All this came just weeks after the British rider was celebrating a dramatic return to MotoGP with the new Ilmor squad.

Now undergoing daily physiotherapy and daily visits to the gym to build strength in his left leg, McWilliams is certain he will be able to line-up at the Qatar test, which gets underway on February 13, 2007.

He will see surgeons in Belfast on February 6, where it expected he is to given clearance to join team-mate Andrew Pitt in Doha after an intensive rehabilitation.

McWilliams said: “I’m really positive and am already stationary cycling and at the moment there should be no problems with me making the Qatar test. 

“That was always my target and nothing has changed despite the re-op. The femur takes eight to ten weeks to heal properly, and six weeks before that healing process really starts.

“I had the problems after three weeks so the bone wasn’t really at the stage where it was healing.

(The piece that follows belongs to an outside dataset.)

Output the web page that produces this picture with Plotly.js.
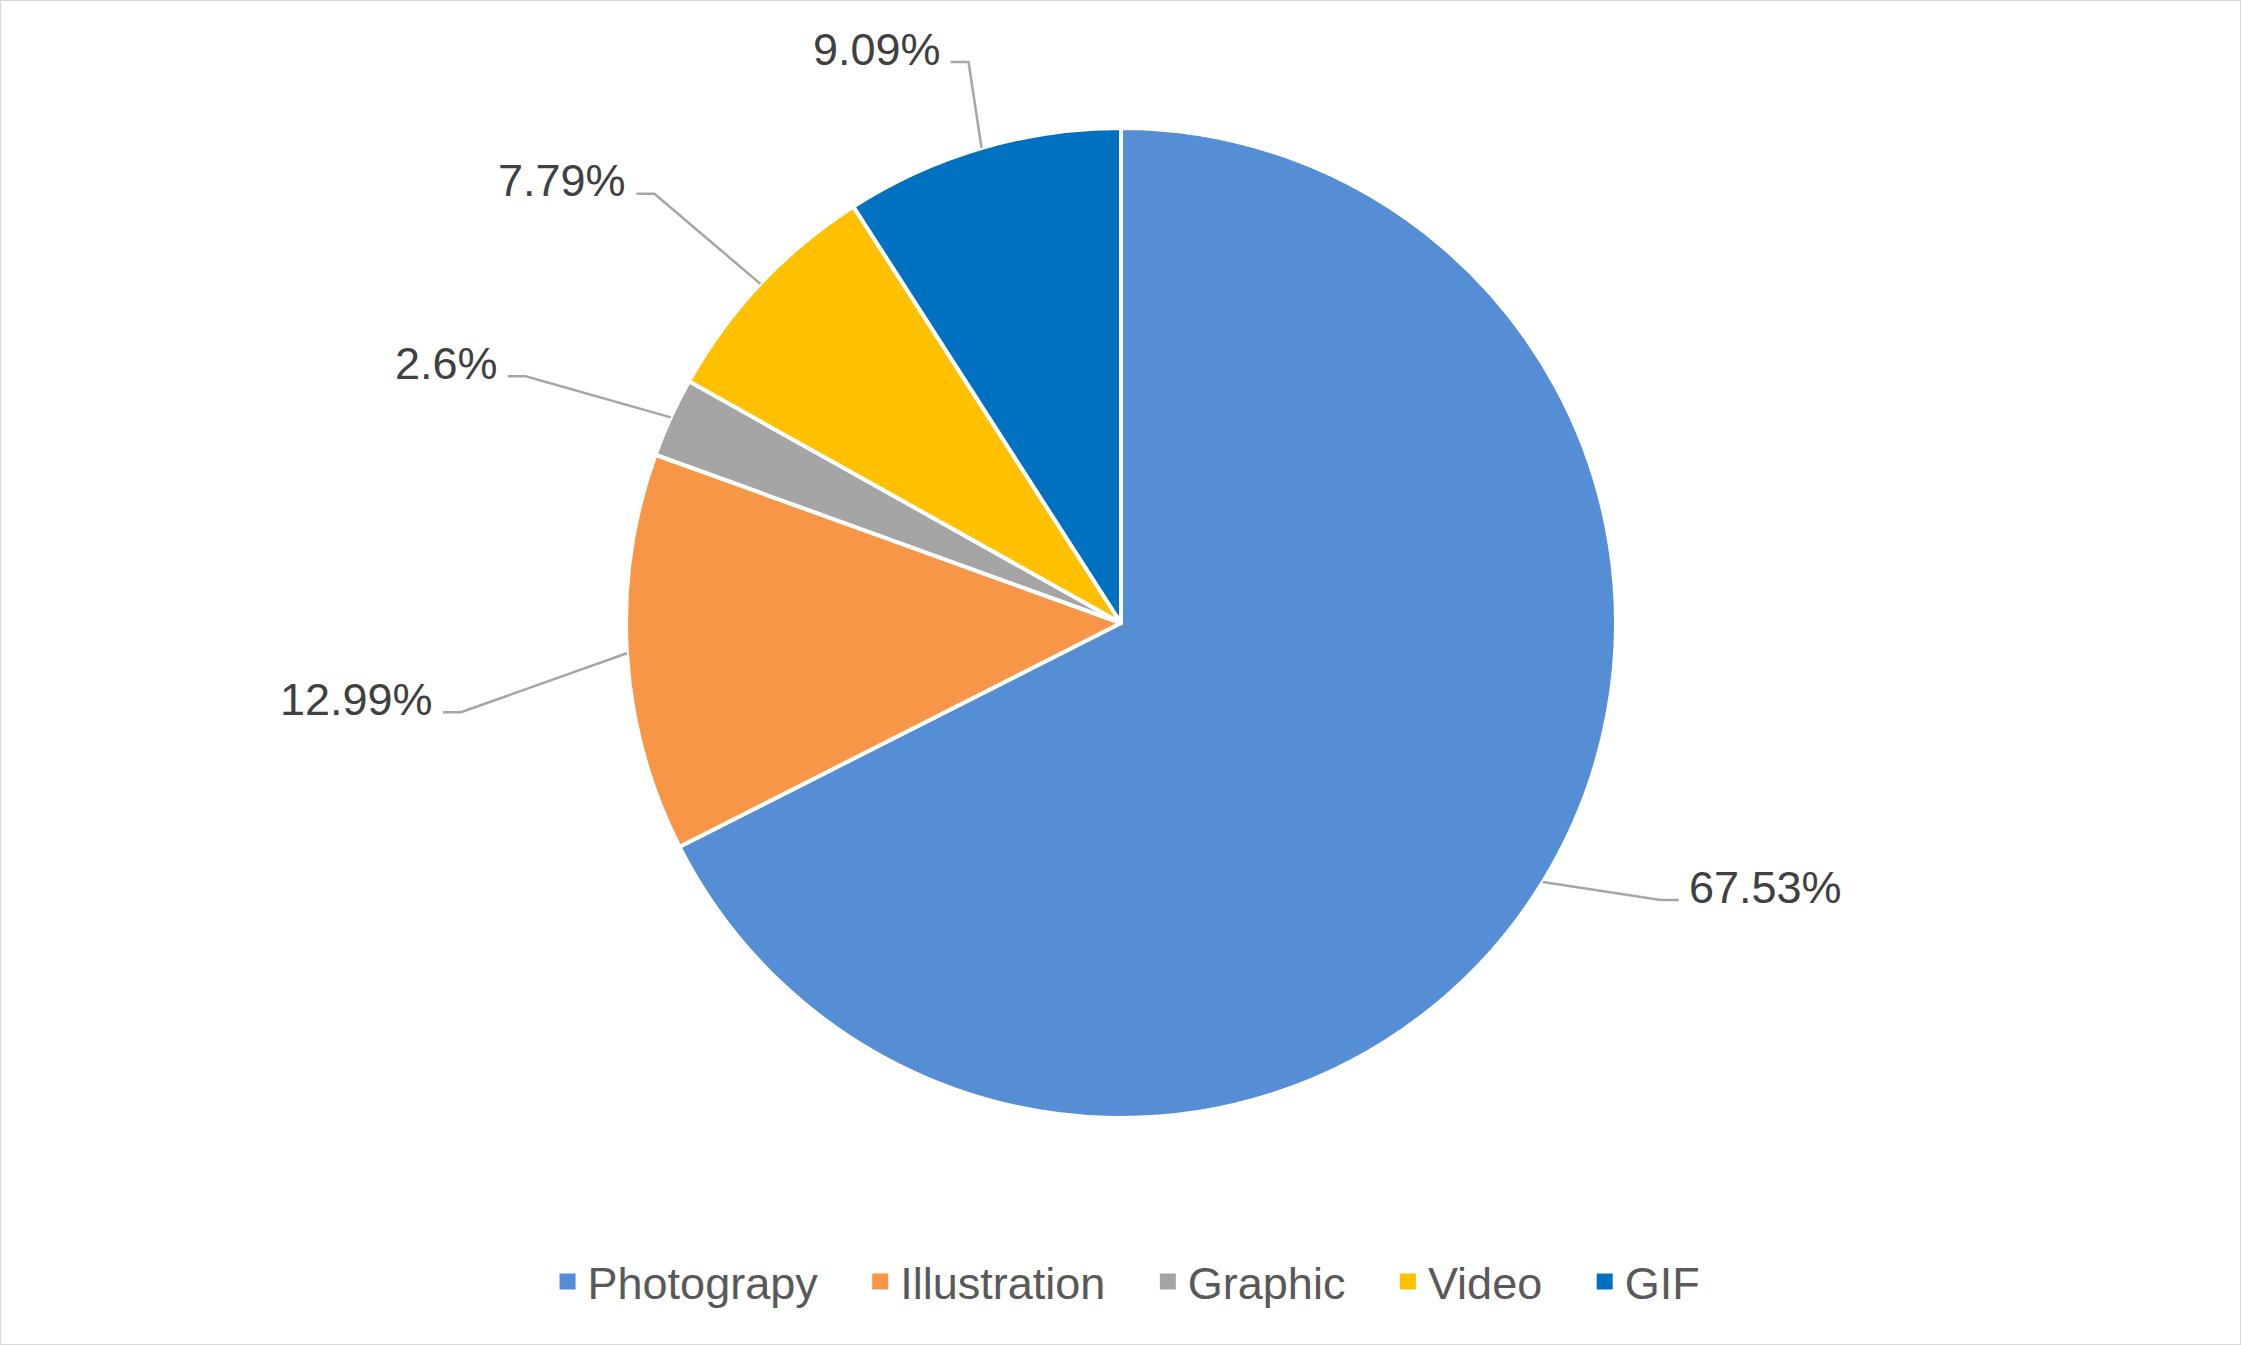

I didn’t need to have it re-broken.  

“Basically the pin is fixed to the hip by one screw and the knee by two screws. 

“But there were no screws at all fixing the pin to the knee so it started moving.

“That was causing my foot to rotate so I wouldn’t have been able to change gear. I first noticed it when I was lying on my back and my foot was flat on the bed. 

“And I’d wake up with a strange sensation in the leg. It would have healed but I’d have had one leg shorter than the other and my left foot would have been sticking out.”